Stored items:
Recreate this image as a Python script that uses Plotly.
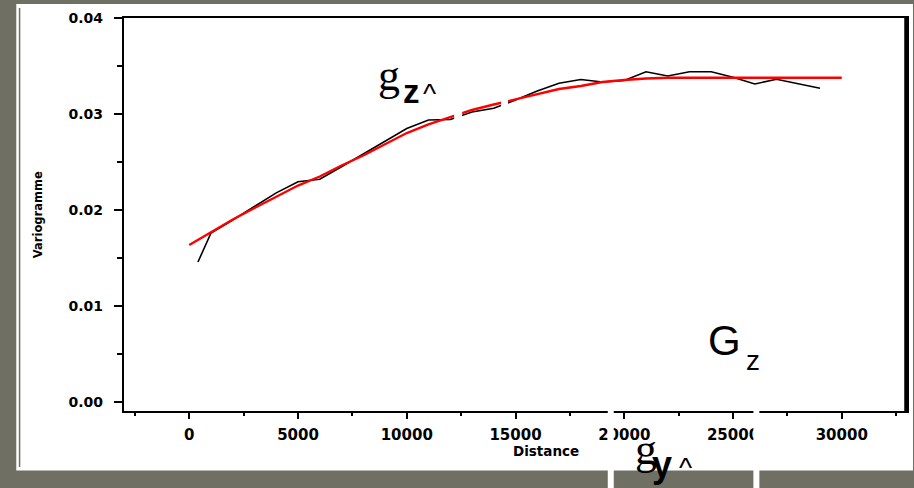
import plotly.graph_objects as go

# ---------------- data ----------------
lag_emp = [400, 1000, 2000, 3000, 4000, 5000, 6000, 7000, 8000, 9000,
           10000, 11000, 12000, 13000, 14000, 15000, 16000, 17000, 18000,
           19000, 20000, 21000, 22000, 23000, 24000, 25000, 26000, 27000,
           28000, 29000]
gamma_emp = [0.01458, 0.01760, 0.01896, 0.02034, 0.02178, 0.02295, 0.02320,
             0.02450, 0.02583, 0.02714, 0.02849, 0.02938, 0.02943, 0.03020,
             0.03060, 0.03146, 0.03240, 0.03320, 0.03359, 0.03333, 0.03349,
             0.03440, 0.03396, 0.03440, 0.03440, 0.03382, 0.03313, 0.03361,
             0.03313, 0.03268]

lag_model = [0, 1000, 2000, 3000, 4000, 5000, 6000, 7000, 8000, 9000, 10000,
             11000, 12000, 13000, 14000, 15000, 16000, 17000, 18000, 19000,
             20000, 21000, 22000, 30000]
gamma_model = [0.01635, 0.01766, 0.01901, 0.02021, 0.02141, 0.02255, 0.02349,
               0.02464, 0.02568, 0.02682, 0.02802, 0.02891, 0.02969, 0.03042,
               0.03099, 0.03151, 0.03208, 0.03260, 0.03292, 0.03333, 0.03354,
               0.03370, 0.03378, 0.03378]

x_ticks = [0, 5000, 10000, 15000, 20000, 25000, 30000]
x_ticktext = ["0", "5000", "10000", "15000", "20000", "25000", "30000"]
y_ticks = [0.00, 0.01, 0.02, 0.03, 0.04]
y_ticktext = ["0.00", "0.01", "0.02", "0.03", "0.04"]

x_title = "Distance"
y_title = "Variogramme"

# ---------------- layout helpers (pixel -> paper) ----------------
W, H = 914, 488
L, R, T, B = 124, 5, 18, 77
PW, PH = W - L - R, H - T - B


def px(x):
    return (x - L) / PW


def py(y):
    return (H - B - y) / PH


GRAY = "#6f6f63"
TICKFONT = "DejaVu Sans"

fig = go.Figure()
fig.add_trace(go.Scatter(x=lag_emp, y=gamma_emp, mode="lines",
                         line=dict(color="#000000", width=1.6),
                         showlegend=False, hoverinfo="skip"))
fig.add_trace(go.Scatter(x=lag_model, y=gamma_model, mode="lines",
                         line=dict(color="#ff0000", width=2.4),
                         showlegend=False, hoverinfo="skip"))

shapes = []
# white slide area
shapes.append(dict(type="rect", xref="paper", yref="paper", layer="below",
                   x0=px(16), x1=px(915), y0=py(4), y1=py(470.5),
                   fillcolor="white", line=dict(width=0)))
# thin grey vertical line
shapes.append(dict(type="line", xref="paper", yref="paper", layer="below",
                   x0=px(19.3), x1=px(19.3), y0=py(8), y1=py(467),
                   line=dict(color=GRAY, width=1.5)))
# thicker right frame
shapes.append(dict(type="line", xref="paper", yref="paper", layer="above",
                   x0=px(908), x1=px(908), y0=py(17), y1=py(412),
                   line=dict(color="black", width=3.5)))
# white masks (text-box edges)
for (x0, x1, y0, y1) in [(455, 463, 98, 128), (502, 509, 90, 112),
                         (609, 615, 400, 489), (755, 761, 400, 489)]:
    shapes.append(dict(type="rect", xref="paper", yref="paper", layer="above",
                       x0=px(x0), x1=px(x1), y0=py(y0), y1=py(y1),
                       fillcolor="white", line=dict(width=0)))

ann = []


def txt(text, x, yc, family, size, bold=False, angle=0, xanchor="left"):
    t = f"<b>{text}</b>" if bold else text
    ann.append(dict(text=t, xref="paper", yref="paper", x=px(x), y=py(yc),
                    xanchor=xanchor, yanchor="middle", showarrow=False,
                    textangle=angle, borderpad=0, borderwidth=0,
                    font=dict(family=family, size=size, color="black")))


# axis titles
txt(x_title, 547.5, 451, TICKFONT, 13.5, bold=True, xanchor="center")
txt(y_title, 38, 215, TICKFONT, 11.5, bold=True, angle=-90, xanchor="center")

# g_z^
txt("g", 379, 90 - 0.34 * 44, "Liberation Serif", 44)
txt("z", 404, 103.5 - 0.35 * 33, "Liberation Sans", 33, bold=True)
txt("^", 424, 103.5 - 0.35 * 28, "Liberation Sans", 28)
# g_y^
txt("g", 636, 464 - 0.34 * 44, "Liberation Serif", 44)
txt("y", 653, 477 - 0.35 * 36, "Liberation Sans", 36, bold=True)
txt("^", 680, 477 - 0.35 * 28, "Liberation Sans", 28)
# G_z
txt("G", 709, 355 - 0.35 * 42, "Liberation Sans", 42)
txt("z", 748, 370 - 0.35 * 28, "Liberation Sans", 28)

fig.update_layout(
    width=W, height=H, autosize=False,
    margin=dict(l=L, r=R, t=T, b=B, pad=0),
    paper_bgcolor=GRAY, plot_bgcolor="white",
    shapes=shapes, annotations=ann,
    xaxis=dict(range=[-3000, 33000], tickvals=x_ticks, ticktext=x_ticktext,
               showgrid=False, zeroline=False, showline=True, mirror=True,
               linecolor="black", linewidth=2.2, ticks="outside", ticklen=6,
               tickwidth=2, tickcolor="black", ticklabelstandoff=3,
               tickfont=dict(family=TICKFONT, size=15, color="black",
                             weight="bold"),
               minor=dict(dtick=2500, tick0=0, ticks="outside", ticklen=3,
                          tickwidth=2, tickcolor="black"),
               fixedrange=True),
    yaxis=dict(range=[-0.0009375, 0.04], tickvals=y_ticks,
               ticktext=y_ticktext,
               showgrid=False, zeroline=False, showline=True, mirror=True,
               linecolor="black", linewidth=2.2, ticks="outside", ticklen=8,
               tickwidth=2, tickcolor="black", ticklabelstandoff=8,
               tickfont=dict(family=TICKFONT, size=14, color="black",
                             weight="bold"),
               minor=dict(dtick=0.005, tick0=0, ticks="outside", ticklen=5,
                          tickwidth=2, tickcolor="black"),
               fixedrange=True),
)

fig.write_html(
    "out.html",
    config={"displayModeBar": False},
    post_script="document.body.style.margin='0';"
                "document.body.style.overflow='hidden';",
)
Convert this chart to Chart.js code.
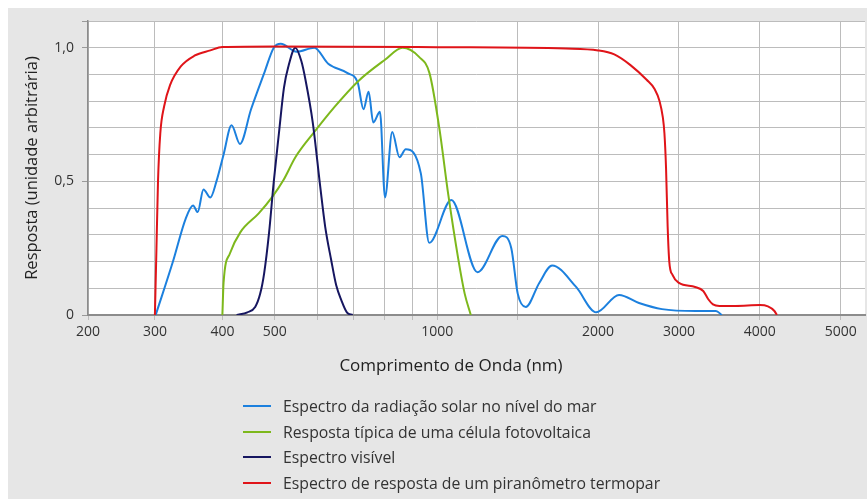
<!DOCTYPE html>
<html>
<head>
<meta charset="utf-8">
<script src="https://cdn.jsdelivr.net/npm/chart.js@4.4.1/dist/chart.umd.min.js"></script>
<style>
  html, body { margin: 0; padding: 0; background: #ffffff; }
  #panel { position: absolute; left: 8px; top: 8px; width: 859px; height: 491px; background: #e6e6e6; }
  #wrap { position: absolute; left: 0; top: 0; width: 867px; height: 499px; }
  #xTitle { position: absolute; left: 451px; top: 364px; transform: translate(-50%, -50%); font-family: "Open Sans", sans-serif; font-size: 17px; color: #222; white-space: nowrap; }
  #legend { position: absolute; left: 243px; top: 393px; font-family: "Open Sans", sans-serif; font-size: 15.8px; color: #333; }
  .row { height: 25.7px; display: flex; align-items: center; }
  .swatch { width: 28px; height: 2px; margin-right: 12px; }
</style>
</head>
<body>
<div id="panel"></div>
<div id="wrap"><canvas id="spectrumChart"></canvas></div>
<div id="xTitle">Comprimento de Onda (nm)</div>
<div id="legend"></div>
<script>
// tick values on the wavelength axis
const xGridValues = [200, 300, 400, 500, 600, 700, 800, 900, 1000, 1500, 2000, 3000, 4000, 5000];
const xLabelValues = [200, 300, 400, 500, 1000, 2000, 3000, 4000, 5000];
const yLabelValues = [0, 0.5, 1.0];

// solar spectrum at sea level
const solarNm = [301, 324, 342, 353, 360, 369, 380, 390, 402, 416, 431, 452, 478, 498, 513, 549, 592, 628, 682, 712, 730, 746, 761, 783, 800, 825, 851, 874, 932, 966, 1087, 1250, 1404, 1460, 1500, 1550, 1634, 1714, 1863, 1988, 2259, 2506, 2790, 3210, 3457, 3530];
const solarResp = [0, 0.2, 0.36, 0.41, 0.385, 0.47, 0.44, 0.5, 0.6, 0.71, 0.64, 0.77, 0.905, 1.0, 1.015, 0.985, 1.0, 0.94, 0.905, 0.87, 0.77, 0.835, 0.72, 0.76, 0.44, 0.685, 0.59, 0.62, 0.53, 0.27, 0.43, 0.16, 0.296, 0.25, 0.08, 0.03, 0.12, 0.185, 0.105, 0.01, 0.075, 0.045, 0.022, 0.015, 0.015, 0];

// typical photovoltaic cell response
const pvNm = [400, 402, 413, 432, 467, 494, 519, 546, 592, 643, 712, 800, 862, 925, 967, 1012, 1068, 1130, 1170, 1208];
const pvResp = [0, 0.12, 0.23, 0.31, 0.38, 0.44, 0.505, 0.59, 0.685, 0.775, 0.873, 0.955, 1.0, 0.966, 0.905, 0.7, 0.45, 0.21, 0.08, 0];

// visible spectrum
const visNm = [425, 445, 460, 470, 478, 488, 498, 509, 520, 530, 546, 560, 570, 588, 607, 620, 636, 650, 664, 680, 697];
const visResp = [0, 0.01, 0.03, 0.08, 0.157, 0.307, 0.5, 0.68, 0.85, 0.93, 1.0, 0.95, 0.88, 0.72, 0.48, 0.33, 0.206, 0.11, 0.056, 0.01, 0];

// thermopile pyranometer response
const pyranoNm = [300, 302, 304, 307, 312, 320, 335, 355, 380, 400, 500, 1000, 1800, 2000, 2200, 2400, 2600, 2700, 2760, 2800, 2820, 2840, 2860, 2880, 2920, 3000, 3200, 3300, 3360, 3420, 3500, 3700, 4000, 4100, 4180, 4210];
const pyranoResp = [0, 0.25, 0.5, 0.68, 0.78, 0.86, 0.93, 0.97, 0.99, 1.003, 1.005, 1.002, 0.997, 0.99, 0.975, 0.935, 0.88, 0.845, 0.8, 0.74, 0.68, 0.55, 0.33, 0.2, 0.15, 0.12, 0.105, 0.09, 0.06, 0.04, 0.034, 0.034, 0.037, 0.032, 0.015, 0];

const seriesNames = [
  'Espectro da radiação solar no nível do mar',
  'Resposta típica de uma célula fotovoltaica',
  'Espectro visível',
  'Espectro de resposta de um piranômetro termopar'
];
const seriesColors = ['#1c80de', '#7db81c', '#161660', '#e01419'];

// the original axis is stretched piecewise: linear 200-300, log 300-1000, linear above
function axisUnit(nm) {
  if (nm <= 300) return (nm - 200) * 0.67;
  if (nm <= 1000) return 67 + 541 * Math.log10(nm / 300);
  if (nm <= 2000) return 67 + 541 * Math.log10(10 / 3) + (nm - 1000) * 0.161;
  return 67 + 541 * Math.log10(10 / 3) + 161 + (nm - 2000) * 0.081;
}

class SpectrumScale extends Chart.LinearScale {
  buildTicks() {
    super.buildTicks();
    this.start = this.min;
    this.end = this.max;
    return xGridValues.map(v => ({ value: v }));
  }
  getPixelForValue(value) {
    const u0 = axisUnit(this.min);
    const u1 = axisUnit(this.max);
    return this.getPixelForDecimal((axisUnit(value) - u0) / (u1 - u0));
  }
  getValueForPixel(pixel) {
    const d = this.getDecimalForPixel(pixel);
    let lo = this.min, hi = this.max;
    for (let i = 0; i < 40; i++) {
      const mid = (lo + hi) / 2;
      const f = (axisUnit(mid) - axisUnit(this.min)) / (axisUnit(this.max) - axisUnit(this.min));
      if (f < d) lo = mid; else hi = mid;
    }
    return (lo + hi) / 2;
  }
}
SpectrumScale.id = 'spectrum';
SpectrumScale.defaults = Chart.LinearScale.defaults;
Chart.register(SpectrumScale);

function toPoints(xs, ys) {
  return xs.map((x, i) => ({ x: x, y: ys[i] }));
}

const plotBackground = {
  id: 'plotBackground',
  beforeDraw(chart) {
    const { ctx, chartArea: a } = chart;
    ctx.save();
    ctx.fillStyle = '#ffffff';
    ctx.fillRect(a.left, a.top, a.right - a.left, a.bottom - a.top);
    ctx.restore();
  }
};

const isYLabel = v => yLabelValues.some(l => Math.abs(l - v) < 1e-6);

const fontFamily = '"Open Sans", sans-serif';

new Chart(document.getElementById('spectrumChart'), {
  type: 'line',
  data: {
    datasets: [
      { label: seriesNames[0], data: toPoints(solarNm, solarResp), borderColor: seriesColors[0], order: 3 },
      { label: seriesNames[1], data: toPoints(pvNm, pvResp), borderColor: seriesColors[1], order: 2 },
      { label: seriesNames[2], data: toPoints(visNm, visResp), borderColor: seriesColors[2], order: 1 },
      { label: seriesNames[3], data: toPoints(pyranoNm, pyranoResp), borderColor: seriesColors[3], order: 0 }
    ]
  },
  options: {
    responsive: true,
    maintainAspectRatio: false,
    animation: false,
    layout: { padding: { top: 21, left: 0, right: 2, bottom: 114 } },
    elements: {
      point: { radius: 0 },
      line: { borderWidth: 2, cubicInterpolationMode: 'monotone', fill: false }
    },
    plugins: { legend: { display: false }, tooltip: { enabled: false } },
    scales: {
      x: {
        type: 'spectrum',
        min: 200,
        max: 5300,
        afterFit(scale) { scale.height = 70; },
        grid: { color: '#bcbcbc', lineWidth: 1, tickLength: 5, tickColor: '#bcbcbc' },
        border: { color: '#8c8c8c', width: 2 },
        ticks: {
          autoSkip: false,
          maxRotation: 0,
          padding: 4,
          color: '#333',
          font: { family: fontFamily, size: 14 },
          callback: v => xLabelValues.includes(v) ? String(v) : ''
        }
      },
      y: {
        min: 0,
        max: 1.1,
        afterFit(scale) { scale.width = 88; },
        grid: {
          color: '#bcbcbc',
          lineWidth: 1,
          tickLength: 6,
          tickColor: c => (isYLabel(c.tick.value) || Math.abs(c.tick.value - 1.1) < 1e-6) ? '#9a9a9a' : 'rgba(0,0,0,0)'
        },
        border: { color: '#8c8c8c', width: 1.5 },
        ticks: {
          stepSize: 0.1,
          padding: 8,
          color: '#333',
          font: { family: fontFamily, size: 14 },
          callback: v => isYLabel(v) ? (Math.abs(v) < 1e-6 ? '0' : v.toFixed(1).replace('.', ',')) : ''
        },
        title: {
          display: true,
          text: 'Resposta (unidade arbitrária)',
          color: '#222',
          font: { family: fontFamily, size: 16.5 },
          padding: { top: 22, bottom: 0 }
        }
      }
    }
  },
  plugins: [plotBackground]
});

// legend kept as plain html rows, left aligned like the original
const legend = document.getElementById('legend');
seriesNames.forEach((name, i) => {
  const row = document.createElement('div');
  row.className = 'row';
  const sw = document.createElement('span');
  sw.className = 'swatch';
  sw.style.background = seriesColors[i];
  const txt = document.createElement('span');
  txt.textContent = name;
  row.appendChild(sw);
  row.appendChild(txt);
  legend.appendChild(row);
});
</script>
</body>
</html>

REQUIRED TASK: Without the pictures, write out the lines from the beginning of the entries through the line with "0.03370, 0.03378, 0.03378]".

FINAL ANSWER:
Recreate this image as a Python script that uses Plotly.
import plotly.graph_objects as go

# ---------------- data ----------------
lag_emp = [400, 1000, 2000, 3000, 4000, 5000, 6000, 7000, 8000, 9000,
           10000, 11000, 12000, 13000, 14000, 15000, 16000, 17000, 18000,
           19000, 20000, 21000, 22000, 23000, 24000, 25000, 26000, 27000,
           28000, 29000]
gamma_emp = [0.01458, 0.01760, 0.01896, 0.02034, 0.02178, 0.02295, 0.02320,
             0.02450, 0.02583, 0.02714, 0.02849, 0.02938, 0.02943, 0.03020,
             0.03060, 0.03146, 0.03240, 0.03320, 0.03359, 0.03333, 0.03349,
             0.03440, 0.03396, 0.03440, 0.03440, 0.03382, 0.03313, 0.03361,
             0.03313, 0.03268]

lag_model = [0, 1000, 2000, 3000, 4000, 5000, 6000, 7000, 8000, 9000, 10000,
             11000, 12000, 13000, 14000, 15000, 16000, 17000, 18000, 19000,
             20000, 21000, 22000, 30000]
gamma_model = [0.01635, 0.01766, 0.01901, 0.02021, 0.02141, 0.02255, 0.02349,
               0.02464, 0.02568, 0.02682, 0.02802, 0.02891, 0.02969, 0.03042,
               0.03099, 0.03151, 0.03208, 0.03260, 0.03292, 0.03333, 0.03354,
               0.03370, 0.03378, 0.03378]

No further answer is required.